To be fair, other factors may have been at work. Firstly, the ratio of men to women in the bar was 16 to 1, including the two barmaids. Next, I am single, and your article mentioned that single men are less attractive to women, so this may have added to the lack of interest.
Finally, I was alone. The article also said that a man’s attractiveness is enhanced by attention from other women, so my going solo surely didn’t help my chances.
Although this evidence does not disprove the theory that red shirts are attractive to women, it does contribute evidence against the hypothesis. I intend to repeat the experiment again, albeit infrequently.
Burger bite
There is a small error in your editorial “The legacy of BSE” (29 January, p 3). You state that “in one infamous spectacle, TV viewers watched the agriculture minister John Gummer ostentatiously feeding a beefburger to his young daughter to reassure an increasingly uneasy and sceptical public”.
In fact, what TV viewers saw was John Gummer attempting to feed his daughter a burger. The child, who seemed to know and understand the issues as well as the general public, refused to eat it. This wasn’t perhaps quite the reassurance the minister intended.
Have your pi and eat it
The question of whether you prefer the circle constant pi or tau is essentially the same as whether you prefer radius or diameter (8 January, p 23).
Mathematicians tend to prefer radius, as it makes for neat equations and can be used for setting their compasses. Engineers, on the other hand, prefer diameter, as it is far easier to measure using, say, a micrometer.
Use whichever you like according to context. There is no better or worse.
For the record
• We incorrectly stated that the bellbird has become extinct on New Zealand’s North Island (12 February, p 18). It has actually become locally extinct in the north of the North Island, but can still be found in the south of the island.

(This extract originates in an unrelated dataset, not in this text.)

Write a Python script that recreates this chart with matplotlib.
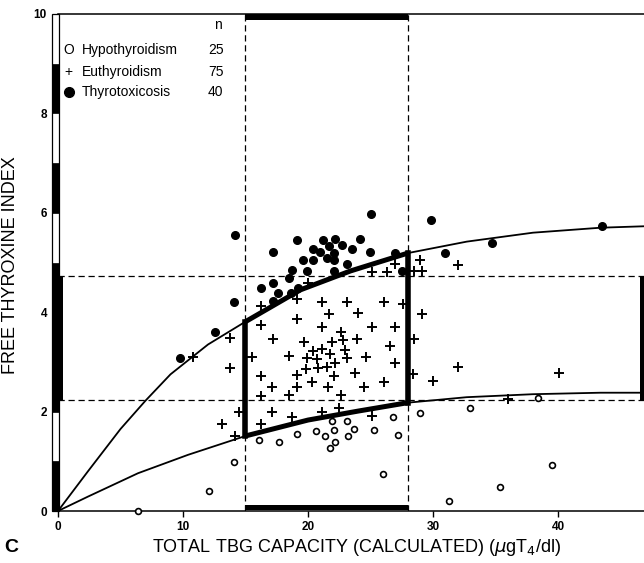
import matplotlib
matplotlib.use("Agg")
import matplotlib.pyplot as plt
from matplotlib.patches import Rectangle

plt.rcParams['font.family'] = ['Liberation Sans', 'DejaVu Sans']

# Hypothyroidism (open circles)
hypo_x = [16.1, 17.7, 19.1, 20.6, 21.4, 22.1, 22.2, 21.8, 21.9, 23.1, 23.7, 23.2, 25.3,
          26.8, 27.2, 26.0, 14.1, 12.1, 29.0, 31.3, 33.0, 38.4, 39.5, 35.4, 6.4]
hypo_y = [1.43, 1.39, 1.55, 1.61, 1.50, 1.63, 1.39, 1.26, 1.82, 1.82, 1.65, 1.50, 1.62,
          1.89, 1.53, 0.74, 0.98, 0.40, 1.98, 0.21, 2.07, 2.28, 0.93, 0.49, 0.0]

# Euthyroidism (plus signs)
eu_x = [20.0, 16.2, 21.1, 23.1, 26.1, 21.7, 19.1, 16.2, 21.1, 22.6, 24.0, 25.1, 27.0,
        17.2, 19.7, 21.9, 22.8, 23.9, 26.6, 21.1, 23.0, 20.4, 18.5, 19.9, 20.7, 21.8,
        23.1, 24.6, 22.2, 27.0, 19.8, 20.8, 21.5, 19.1, 22.1, 23.8, 16.2, 20.3, 26.1,
        17.1, 19.1, 21.6, 24.5, 16.2, 18.5, 22.6, 17.1, 18.7, 21.1, 22.5, 25.1, 16.2,
        25.1, 26.3, 27.0, 19.1, 15.5, 27.6, 14.5,
        29.0, 32.0, 28.5, 29.1, 29.1, 28.5,
        28.4, 32.0, 30.0, 40.1, 36.0,
        10.8, 13.8, 13.8, 13.1, 14.2]
eu_y = [4.58, 4.12, 4.21, 4.21, 4.21, 3.96, 3.86, 3.74, 3.71, 3.61, 3.98, 3.71, 3.71,
        3.47, 3.41, 3.41, 3.44, 3.47, 3.32, 3.25, 3.23, 3.21, 3.11, 3.07, 3.05, 3.16,
        3.07, 3.09, 2.98, 2.98, 2.86, 2.87, 2.89, 2.74, 2.72, 2.78, 2.72, 2.60, 2.59,
        2.49, 2.50, 2.50, 2.50, 2.31, 2.33, 2.33, 2.00, 1.89, 1.99, 2.07, 1.91, 1.75,
        4.80, 4.80, 4.97, 4.26, 3.09, 4.16, 2.00,
        5.06, 4.95, 4.82, 4.82, 3.96, 3.47,
        2.76, 2.90, 2.62, 2.78, 2.25,
        3.09, 3.49, 2.87, 1.75, 1.50]

# Thyrotoxicosis (filled circles)
thyro_x = [14.16, 25.04, 29.84, 17.17, 19.1, 20.4, 21.2, 22.2, 24.2, 21.7, 22.7, 21.0,
           22.1, 23.5, 25.0, 19.6, 20.4, 21.5, 22.1, 23.1, 27.0, 31.0, 18.7, 19.9,
           22.1, 18.5, 17.2, 16.2, 17.6, 19.2, 18.6, 17.2, 14.1, 12.56, 9.76, 34.7,
           43.5, 27.5]
thyro_y = [5.55, 5.98, 5.86, 5.22, 5.45, 5.28, 5.45, 5.47, 5.47, 5.33, 5.35, 5.22,
           5.20, 5.28, 5.22, 5.06, 5.06, 5.10, 5.05, 4.97, 5.20, 5.20, 4.85, 4.82,
           4.82, 4.68, 4.59, 4.48, 4.38, 4.48, 4.38, 4.23, 4.20, 3.60, 3.07, 5.40,
           5.73, 4.82]

# boundary curves
upper_x = [0, 2.4, 5.0, 7.0, 9.0, 12.0, 15.0, 19.4, 23.4, 28.0, 32.7, 38.0, 43.4, 47.0]
upper_y = [0, 0.80, 1.65, 2.22, 2.75, 3.35, 3.81, 4.45, 4.83, 5.19, 5.42, 5.60, 5.70, 5.73]
lower_x = [0, 2.4, 6.4, 10.4, 15.0, 20.0, 24.0, 28.0, 32.7, 38.0, 43.4, 47.0]
lower_y = [0, 0.29, 0.76, 1.13, 1.51, 1.83, 2.01, 2.18, 2.29, 2.35, 2.38, 2.38]

# normal ranges
tbg_lo, tbg_hi = 15, 28
fti_lo, fti_hi = 2.23, 4.72

legend_rows = [("O", "Hypothyroidism", "25"), ("+", "Euthyroidism", "75"), ("●", "Thyrotoxicosis", "40")]

fig = plt.figure(figsize=(6.44, 5.63), dpi=100)
ax = fig.add_axes([58 / 644, 52 / 563, 586 / 644, 497 / 563])
ax.set_xlim(0, 46.88)
ax.set_ylim(0, 10)

for s in ['left', 'right']:
    ax.spines[s].set_visible(False)
ax.spines['bottom'].set_linewidth(1.1)
ax.spines['top'].set_linewidth(1.1)

# left scale bar with alternating segments
ax.add_patch(Rectangle((-0.45, 0), 0.5, 10, fc='white', ec='black', lw=0.9, clip_on=False, zorder=3))
for lo in range(0, 10, 2):
    ax.add_patch(Rectangle((-0.45, lo), 0.5, 1, fc='black', ec='black', lw=0.5, clip_on=False, zorder=3))
ax.add_patch(Rectangle((-0.42, fti_lo), 0.85, fti_hi - fti_lo, fc='black', clip_on=False, zorder=3))

# bars marking normal ranges on the other edges
ax.add_patch(Rectangle((tbg_lo, 0.02), tbg_hi - tbg_lo, 0.1, fc='black', clip_on=False, zorder=3))
ax.add_patch(Rectangle((tbg_lo, 9.88), tbg_hi - tbg_lo, 0.12, fc='black', clip_on=False, zorder=3))
ax.add_patch(Rectangle((46.55, fti_lo), 0.33, fti_hi - fti_lo, fc='black', clip_on=False, zorder=3))

# dashed normal-range lines
for xv in [tbg_lo, tbg_hi]:
    ax.plot([xv, xv], [0, 10], color='black', lw=0.9, ls=(0, (5, 3)), zorder=2)
for yv in [fti_lo, fti_hi]:
    ax.plot([0, 46.88], [yv, yv], color='black', lw=0.9, ls=(0, (5, 3)), zorder=2)

# curves
ax.plot(upper_x, upper_y, color='black', lw=1.3, zorder=2)
ax.plot(lower_x, lower_y, color='black', lw=1.3, zorder=2)
ux = [x for x in upper_x if tbg_lo <= x <= tbg_hi]
uy = [y for x, y in zip(upper_x, upper_y) if tbg_lo <= x <= tbg_hi]
lx = [x for x in lower_x if tbg_lo <= x <= tbg_hi]
ly = [y for x, y in zip(lower_x, lower_y) if tbg_lo <= x <= tbg_hi]
ax.plot(ux, uy, color='black', lw=3.6, zorder=2, solid_capstyle='butt')
ax.plot(lx, ly, color='black', lw=3.6, zorder=2, solid_capstyle='butt')
ax.plot([tbg_lo, tbg_lo], [ly[0], uy[0]], color='black', lw=4, zorder=2)
ax.plot([tbg_hi, tbg_hi], [ly[-1], uy[-1]], color='black', lw=4, zorder=2)

# points
ax.plot(hypo_x, hypo_y, ls='none', marker='o', ms=4.2, mfc='white', mec='black', mew=1.2,
        zorder=4, clip_on=False)
ax.plot(eu_x, eu_y, ls='none', marker='+', ms=7, mec='black', mew=1.4, zorder=4)
ax.plot(thyro_x, thyro_y, ls='none', marker='o', ms=5.5, mfc='black', mec='black', zorder=4)

# legend as text
ax.text(12.8, 9.78, "n", ha='center', va='center', fontsize=10)
for i, (sym, name, n) in enumerate(legend_rows):
    yy = [9.28, 8.83, 8.43][i]
    if sym == "●":
        ax.plot([0.84], [yy], marker='o', ms=7, color='black', ls='none')
    else:
        ax.text(0.84, yy, sym, ha='center', va='center', fontsize=10)
    ax.text(1.92, yy, name, ha='left', va='center', fontsize=10)
    ax.text(12.0, yy, n, ha='left', va='center', fontsize=10)

ax.set_xticks([0, 10, 20, 30, 40])
ax.set_yticks([0, 2, 4, 6, 8, 10])
ax.tick_params(axis='x', direction='out', length=4, width=1, labelsize=8.5, pad=3)
ax.tick_params(axis='y', length=0, labelsize=8.5, pad=8)
for lab in ax.get_xticklabels() + ax.get_yticklabels():
    lab.set_fontweight('bold')

fig.text(357 / 644, 1 - 547 / 563, "TOTAL TBG CAPACITY (CALCULATED) ($\\mu$gT$_4$/dl)",
         ha='center', va='center', fontsize=13)
fig.text(11 / 644, 1 - 265 / 563, "FREE THYROXINE INDEX", rotation=90,
         ha='center', va='center', fontsize=13)
fig.text(11 / 644, 1 - 547 / 563, "C", ha='center', va='center', fontsize=14, fontweight='bold')

fig.savefig("out.png", dpi=100)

• Lagrange points actually lie 60 degrees ahead and behind a body orbiting a much more massive one, not 120 degrees as we suggested (26 February, p 7).
• In our article on the science of everyday life we underestimated the difference in the rate at which your head ages per day compared to your feet due to the effects of general relativity (19 February, p 34). It should have been 10-11 seconds per day, not 10-12.
• Neptune was not discovered by Johann Gottfried Galle in 1830 as we suggested (12 February, p 48). He actually saw it for the first time on 23 September 1846.